Parker Wickham (February 28, 1727-May 22, 1785) was a Loyalist politician who was banished from the State of New York under dubious circumstances.

Wickham was the oldest son of Joseph Wickham and Abigail Parker of Cutchogue, Long Island, New York. Wickham inherited nearly all of his father's large estate at age 22, including Robins Island. He lived in the Old House in Cutchogue, which was built in 1699. Currently a museum, it is said to be one of the oldest English-style houses still in existence in the USA. Wickham married Mary Goldsmith and had several children. He was the brother (and rival) of Patriot leader Thomas Wickham and the uncle of Federalist attorney John Wickham.

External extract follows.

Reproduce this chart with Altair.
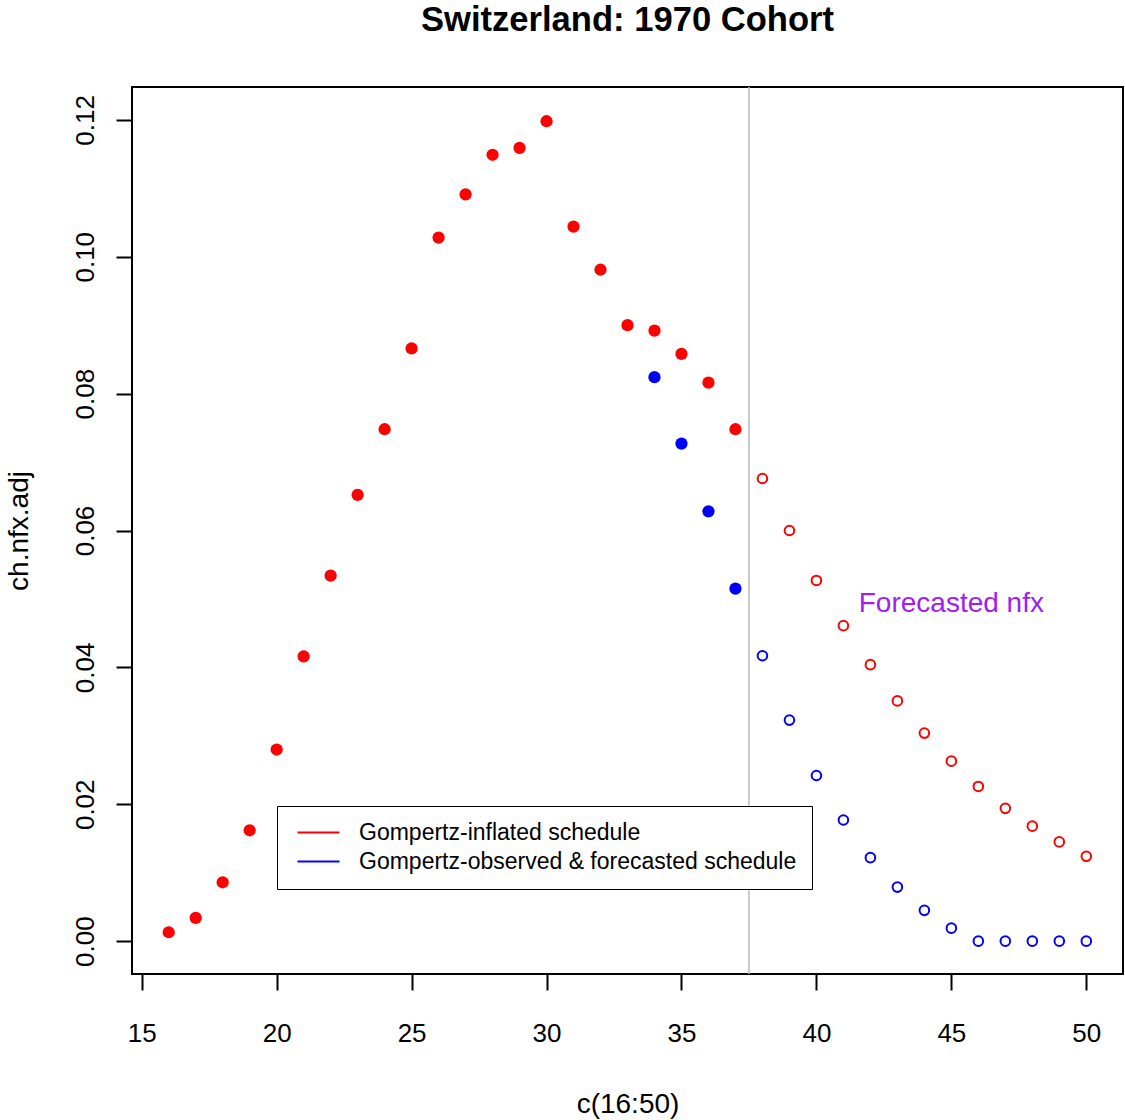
import altair as alt
import pandas as pd

FONT = "Liberation Sans"

# ---- data ----
ages_obs = list(range(16, 38))
red_obs = [0.0013, 0.0034, 0.0086, 0.0162, 0.0280, 0.0416, 0.0534, 0.0652,
           0.0748, 0.0866, 0.1028, 0.1091, 0.1149, 0.1159, 0.1198, 0.1044,
           0.0981, 0.0900, 0.0892, 0.0858, 0.0816, 0.0748]
ages_blue_obs = [34, 35, 36, 37]
blue_obs = [0.0824, 0.0727, 0.0628, 0.0515]
ages_fc = list(range(38, 51))
red_fc = [0.0676, 0.0600, 0.0527, 0.0461, 0.0404, 0.0351, 0.0304, 0.0263,
          0.0226, 0.0194, 0.0168, 0.0145, 0.0124]
blue_fc = [0.0417, 0.0323, 0.0242, 0.0177, 0.0122, 0.0079, 0.0045, 0.0019,
           0.0, 0.0, 0.0, 0.0, 0.0]
series_names = ["Gompertz-inflated schedule", "Gompertz-observed & forecasted schedule"]
series_colors = ["#FF0000", "#0000FF"]
cutoff = [37.5]
note_x = [45]
note_y = [0.05]
note_text = ["Forecasted nfx"]
x_ticks = [15, 20, 25, 30, 35, 40, 45, 50]
y_ticks = [0.00, 0.02, 0.04, 0.06, 0.08, 0.10, 0.12]

obs = pd.DataFrame({
    "age": ages_obs + ages_blue_obs,
    "value": red_obs + blue_obs,
    "series": [series_names[0]] * len(ages_obs) + [series_names[1]] * len(ages_blue_obs),
})
fc = pd.DataFrame({
    "age": ages_fc + ages_fc,
    "value": red_fc + blue_fc,
    "series": [series_names[0]] * len(ages_fc) + [series_names[1]] * len(ages_fc),
})
cut_df = pd.DataFrame({"x": cutoff})
note_df = pd.DataFrame({"x": note_x, "y": note_y, "t": note_text})

# R-style 4% axis extension
xmin, xmax = 16, 50
ymin, ymax = 0.0, 0.12
xd = [xmin - 0.04 * (xmax - xmin), xmax + 0.04 * (xmax - xmin)]
yd = [ymin - 0.04 * (ymax - ymin), ymax + 0.04 * (ymax - ymin)]

xscale = alt.Scale(domain=xd, nice=False, zero=False)
yscale = alt.Scale(domain=yd, nice=False, zero=False)

xaxis = alt.Axis(values=x_ticks, title="c(16:50)", format="d", grid=False, domain=False,
                 tickSize=16, tickWidth=2, tickColor="black",
                 labelFont=FONT, titleFont=FONT, labelColor="black", titleColor="black",
                 labelFontSize=26, titleFontSize=28, labelBaseline="middle",
                 labelPadding=43, titleY=138, titleBaseline="alphabetic",
                 titleFontWeight="normal")
yaxis = alt.Axis(values=y_ticks, title="ch.nfx.adj", format=".2f", grid=False, domain=False,
                 tickSize=16, tickWidth=2, tickColor="black",
                 labelFont=FONT, titleFont=FONT, labelColor="black", titleColor="black",
                 labelFontSize=26, titleFontSize=28, labelAngle=270,
                 labelAlign="center", labelBaseline="middle", labelPadding=31,
                 titleAngle=270, titleX=-105, titleBaseline="alphabetic",
                 titleFontWeight="normal")

legend = alt.Legend(orient="none", legendX=145, legendY=719, title=None,
                    symbolType="M-3,0H3", symbolSize=196, symbolStrokeWidth=2,
                    symbolOffset=15, labelOffset=29, padding=15, rowPadding=5,
                    strokeColor="black", fillColor="white", labelFontSize=23,
                    labelFont=FONT, labelLimit=0, labelColor="black")
color = alt.Color("series:N", scale=alt.Scale(domain=series_names, range=series_colors),
                  legend=legend)

x = alt.X("age:Q", scale=xscale, axis=xaxis)
y = alt.Y("value:Q", scale=yscale, axis=yaxis)

rule = alt.Chart(cut_df).mark_rule(color="#BEBEBE", strokeWidth=1.6).encode(
    x=alt.X("x:Q", scale=xscale, axis=xaxis))

open_pts = alt.Chart(fc).mark_point(shape="circle", filled=False, size=92,
                                    strokeWidth=2, opacity=1).encode(x=x, y=y, color=color)

filled_pts = alt.Chart(obs).mark_circle(size=150, opacity=1).encode(x=x, y=y, color=color)

note = alt.Chart(note_df).mark_text(color="#A020F0", fontSize=28, font=FONT,
                                    align="center", baseline="middle", dy=5).encode(
    x=alt.X("x:Q", scale=xscale, axis=xaxis),
    y=alt.Y("y:Q", scale=yscale, axis=yaxis),
    text="t:N")

chart = alt.layer(rule, open_pts, filled_pts, note).properties(
    width=991, height=887,
    title=alt.TitleParams("Switzerland: 1970 Cohort", fontSize=34.6, fontWeight="bold",
                          font=FONT, anchor="middle", baseline="alphabetic", offset=21,
                          color="black"),
    autosize=alt.AutoSizeParams(type="none"),
    padding={"left": 132, "top": 87, "right": 2, "bottom": 146},
).configure(background="white").configure_view(
    stroke="black", strokeWidth=2
).configure_axis(
    domain=False, grid=False, tickColor="black", tickWidth=2, tickSize=16,
    labelFont=FONT, titleFont=FONT, labelColor="black", titleColor="black",
)

chart.save("out.html", embed_options={"renderer": "svg", "actions": False})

In 1751, Wickham was elected as Fence Viewer. He was elected in both 1754 and 1755 as Overseer of the Poor, and in 1763, he received an appointment as justice for the County of Suffolk. He was elected town assessor in 1765 and 1766, then elected nine times to the highest post of local government, town supervisor of the Town of Southold. In addition, he served as a major in the local militia.

During the American Revolution, Wickham was known for his pro-Loyalist views. He was kidnapped by Connecticut rebels on December 13, 1777, and placed on parole soon after. He was required to forfeit his property without compensation on October 22, 1779, after a bill of attainder was passed by New York's legislature. He was also banished from the state under threat of death. Wickham was forced to move to Connecticut, where he died. He insisted he was innocent of the charges, but he was never granted a trial. Acts of attainder were banned under the U.S. Constitution, adopted a few years after Wickham's death.

Shortly before his death in exile, Wickham wrote:

I have acted consistently and consciously throughout my whole conduct, with a firm belief there is a future existence, and defy the state to produce one instance wherein I have acted rigidly, defrauded, or abused one member of it, although it was in my power.

In 1989, several of Wickham's heirs filed a lawsuit to try to regain ownership of Robins Island. Though the lawsuit failed, it discouraged development, and most of the island is now protected by an easement to The Nature Conservancy.

Wickham was buried in the Raymond Cemetery in Waterford, Connecticut.